University Park, IL,
26
June
2019
|
01:40 AM
America/Chicago

A Growing Sense of Pride

No one can say how many members of the Governors State University community identify with the LGBTQIA movement. What they can say is that twice during the 2018-19 academic year, the rainbow flag flew a little higher, a sign of growing awareness and acceptance on campus.

Off campus growing acceptance can be seen as GSU students branch out to Pride festivals throughout June—LGBT Pride Month. This year, the community commemorates the 50th year of the1969 Stonewall uprising in Manhattan, and GSU students are seeking support at Pride fests in Mokena, Flossmoor and Homewood for GSU’s Jackie McKethan LGBTQIA Scholarship.

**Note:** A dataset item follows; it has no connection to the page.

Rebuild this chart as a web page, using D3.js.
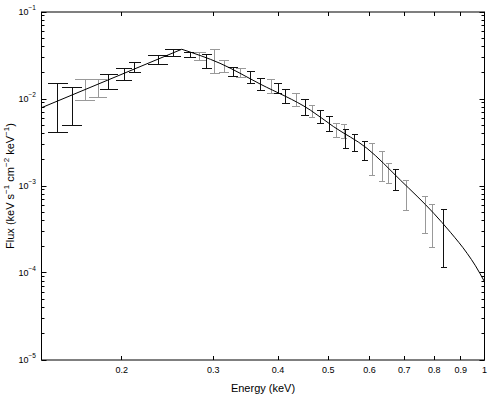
<!DOCTYPE html>
<html>
<head>
<meta charset="utf-8">
<script src="https://cdn.jsdelivr.net/npm/d3@7"></script>
<style>
    body { margin: 0; background: #fff; }
    text { font-family: "Liberation Sans", Arial, sans-serif; }
</style>
</head>
<body>
<svg width="491" height="397"></svg>
<script>
// model curve (keV, flux); index 1 is the break
var modelE = [0.14, 0.2609, 0.3092, 0.3694, 0.4614, 0.5118, 0.5937, 0.6884, 0.7984, 0.8596, 0.926, 0.9608, 1.0];
var modelF = [0.00794, 0.0373, 0.02572, 0.01487, 0.00747, 0.00481, 0.00271, 0.00117, 0.000485, 0.000294, 0.000168, 0.000121, 0.0000794];

// data points: energy, half bin width, flux lower / upper, dataset
var dataE = [0.1505, 0.1604, 0.1702, 0.1800, 0.1888, 0.2021, 0.2120, 0.2348, 0.2513, 0.2707,
    0.2829, 0.2915, 0.3021, 0.3151, 0.3281, 0.3391, 0.3545, 0.3706, 0.3880, 0.4008,
    0.4142, 0.4336, 0.4513, 0.4651, 0.4825, 0.5027, 0.5194, 0.5366, 0.5397, 0.5618,
    0.5873, 0.6070, 0.6346, 0.6535, 0.6743, 0.7061, 0.7695, 0.7924, 0.8344];
var dataDE = [0.0067, 0.0071, 0.0076, 0.0072, 0.0075, 0.0072, 0.0057, 0.0104, 0.0089, 0.0072,
    0.0075, 0.0065, 0.0067, 0.0070, 0.0073, 0.0075, 0.0063, 0.0066, 0.0069, 0.0071,
    0.0074, 0.0077, 0.0080, 0.0072, 0.0075, 0.0078, 0.0081, 0.0072, 0.0072, 0.0075,
    0.0078, 0.0081, 0.0085, 0.0087, 0.0090, 0.0094, 0.0103, 0.0106, 0.0111];
var dataLo = [0.004157, 0.00491, 0.00951, 0.01049, 0.01296, 0.01614, 0.02031, 0.02483, 0.0310, 0.02963,
    0.0279, 0.02216, 0.01942, 0.02009, 0.01808, 0.0178, 0.01518, 0.01248, 0.01166, 0.01144,
    0.00895, 0.00818, 0.0064, 0.00618, 0.00518, 0.00419, 0.00364, 0.00351, 0.00272, 0.00249,
    0.00195, 0.00132, 0.001126, 0.00108, 0.000881, 0.000523, 0.000288, 0.000194, 0.000116];
var dataHi = [0.01502, 0.01362, 0.01657, 0.0167, 0.01891, 0.02216, 0.02646, 0.03168, 0.03692, 0.03446,
    0.0341, 0.03209, 0.03662, 0.0276, 0.02276, 0.02216, 0.02064, 0.01733, 0.01657, 0.01491,
    0.01272, 0.01144, 0.00977, 0.0084, 0.0073, 0.00628, 0.00528, 0.00514, 0.00442, 0.0039,
    0.00322, 0.00311, 0.00249, 0.00183, 0.001563, 0.001156, 0.000757, 0.000608, 0.000533];
var dataSet = [0, 0, 1, 1, 0, 0, 0, 0, 0, 0,
    1, 0, 1, 1, 0, 1, 0, 0, 1, 0,
    0, 1, 0, 1, 0, 0, 1, 1, 0, 0,
    0, 1, 1, 1, 0, 1, 1, 1, 0];

var xTicks = [0.2, 0.3, 0.4, 0.5, 0.6, 0.7, 0.8, 0.9, 1];
var yTicks = [1e-5, 1e-4, 1e-3, 1e-2, 1e-1];

var svg = d3.select("svg"),
    margin = {top: 12, right: 7, bottom: 37, left: 41},
    width = +svg.attr("width") - margin.left - margin.right,
    height = +svg.attr("height") - margin.top - margin.bottom,
    g = svg.append("g").attr("transform", "translate(" + margin.left + "," + margin.top + ")");

var x = d3.scaleLog().domain([0.14, 1]).range([0.5, width + 0.5]);
var y = d3.scaleLog().domain([1e-5, 1e-1]).range([height, 0]);

var setColor = ["#111", "#999"];

function px(v) { return Math.round(v - 0.5) + 0.5; }

// minor y ticks
var yMinor = [];
yTicks.slice(0, -1).forEach(function (d) {
    for (var k = 2; k <= 9; k++) yMinor.push(d * k);
});

// frame
g.append("rect")
    .attr("x", x.range()[0]).attr("y", 0)
    .attr("width", x.range()[1] - x.range()[0]).attr("height", height)
    .attr("fill", "none").attr("stroke", "#000").attr("stroke-width", 1);

// x ticks top and bottom (inward)
xTicks.forEach(function (t) {
    var xx = px(x(t));
    g.append("line").attr("x1", xx).attr("x2", xx).attr("y1", height).attr("y2", height - 4)
        .attr("stroke", "#000");
    g.append("line").attr("x1", xx).attr("x2", xx).attr("y1", 0).attr("y2", 4)
        .attr("stroke", "#000");
    g.append("text")
        .attr("x", x(t)).attr("y", height + 13)
        .attr("text-anchor", "middle")
        .attr("font-size", 9)
        .text(d3.format("")(t));
});

// y ticks left and right
var x0 = x.range()[0], x1 = x.range()[1];
yTicks.forEach(function (t) {
    var yy = px(y(t));
    g.append("line").attr("x1", x0).attr("x2", x0 + 5).attr("y1", yy).attr("y2", yy).attr("stroke", "#000");
    g.append("line").attr("x1", x1).attr("x2", x1 - 5).attr("y1", yy).attr("y2", yy).attr("stroke", "#000");
    var lab = g.append("text")
        .attr("x", -5).attr("y", y(t) + 3)
        .attr("text-anchor", "end")
        .attr("font-size", 9);
    lab.append("tspan").text("10");
    lab.append("tspan").attr("dy", -5).attr("font-size", 6.5).text("\u2212" + Math.round(-Math.log10(t)));
});
yMinor.forEach(function (t) {
    var yy = px(y(t));
    g.append("line").attr("x1", x0).attr("x2", x0 + 3).attr("y1", yy).attr("y2", yy).attr("stroke", "#000");
    g.append("line").attr("x1", x1).attr("x2", x1 - 3).attr("y1", yy).attr("y2", yy).attr("stroke", "#000");
});

// error bars
var bars = g.append("g");
dataE.forEach(function (e, i) {
    var c = setColor[dataSet[i]];
    var xc = px(x(e)), xl = Math.round(x(e - dataDE[i])), xr = Math.round(x(e + dataDE[i]));
    var yt = px(y(dataHi[i])), yb = px(y(dataLo[i]));
    bars.append("line").attr("x1", xc).attr("x2", xc).attr("y1", yt).attr("y2", yb)
        .attr("stroke", c).attr("stroke-width", 1);
    [yt, yb].forEach(function (yy) {
        bars.append("line").attr("x1", xl).attr("x2", xr).attr("y1", yy).attr("y2", yy)
            .attr("stroke", c).attr("stroke-width", 1);
    });
});

// model: straight rise to the break, smooth fall after it
var model = modelE.map(function (e, i) {
    return {E: e, F: modelF[i]};
});
var lineLow = d3.line()
    .x(function (d) { return x(d.E); })
    .y(function (d) { return y(d.F); });
var lineHigh = d3.line()
    .x(function (d) { return x(d.E); })
    .y(function (d) { return y(d.F); })
    .curve(d3.curveMonotoneX);

g.append("path")
    .datum(model.slice(0, 2))
    .attr("fill", "none")
    .attr("stroke", "#000")
    .attr("stroke-width", 1)
    .attr("d", lineLow);
g.append("path")
    .datum(model.slice(1))
    .attr("fill", "none")
    .attr("stroke", "#000")
    .attr("stroke-width", 1)
    .attr("d", lineHigh);

// axis titles
g.append("text")
    .attr("x", (x0 + x1) / 2).attr("y", height + 32)
    .attr("text-anchor", "middle")
    .attr("font-size", 11)
    .text("Energy (keV)");

var yl = g.append("text")
    .attr("transform", "translate(" + (-27) + "," + (height / 2) + ") rotate(-90)")
    .attr("text-anchor", "middle")
    .attr("font-size", 11);
yl.append("tspan").text("Flux (keV s");
yl.append("tspan").attr("dy", -5).attr("font-size", 8).text("\u22121");
yl.append("tspan").attr("dy", 5).text(" cm");
yl.append("tspan").attr("dy", -5).attr("font-size", 8).text("\u22122");
yl.append("tspan").attr("dy", 5).text(" keV");
yl.append("tspan").attr("dy", -5).attr("font-size", 8).text("\u22121");
yl.append("tspan").attr("dy", 5).text(")");
</script>
</body>
</html>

Jane Cox, advisor to the university’s Gender and Sexuality Club (GNSX) and the CAS Cultural Marketing Director for GSU’s Center for Performing Arts, couldn’t be more proud. “It’s very empowering,’’ she said.

Cox beams as she recalls the large crowds at this year’s Third Annual Spring Variety Show in April and the “Open Mic Night: Coming Out Stories” event in November 2017.

The Spring Variety Show, a playful, burlesque-style event, is growing in popularity, and Cox said the audience has doubled every year. “It’s such a positive, fun night. People come to support their family and friends. And we’ve had some really strong, creative talent from the community.”

One student took the event’s name—“Open Mic Night: Coming Out Stories”—to heart, Cox said. “He told a club member afterward that it had encouraged him to come out to his family. It was a beautiful night—diverse and rewarding,’’ she said.

Across campus, Cox has seen acceptance growing outside of club events.

“In just the few years I’ve been in the GNSX Club at GSU, there’s been quite a shift. We had the GNSX info table set up during Welcome Week, a young man stopped by who told us he was a Christian. He said, ‘I follow Jesus’ teachings, which are about love, and I totally support you.’ "

And while she likes the trend, Cox said more support is needed. “In the current political climate, people feel they have the freedom to discriminate,” she said.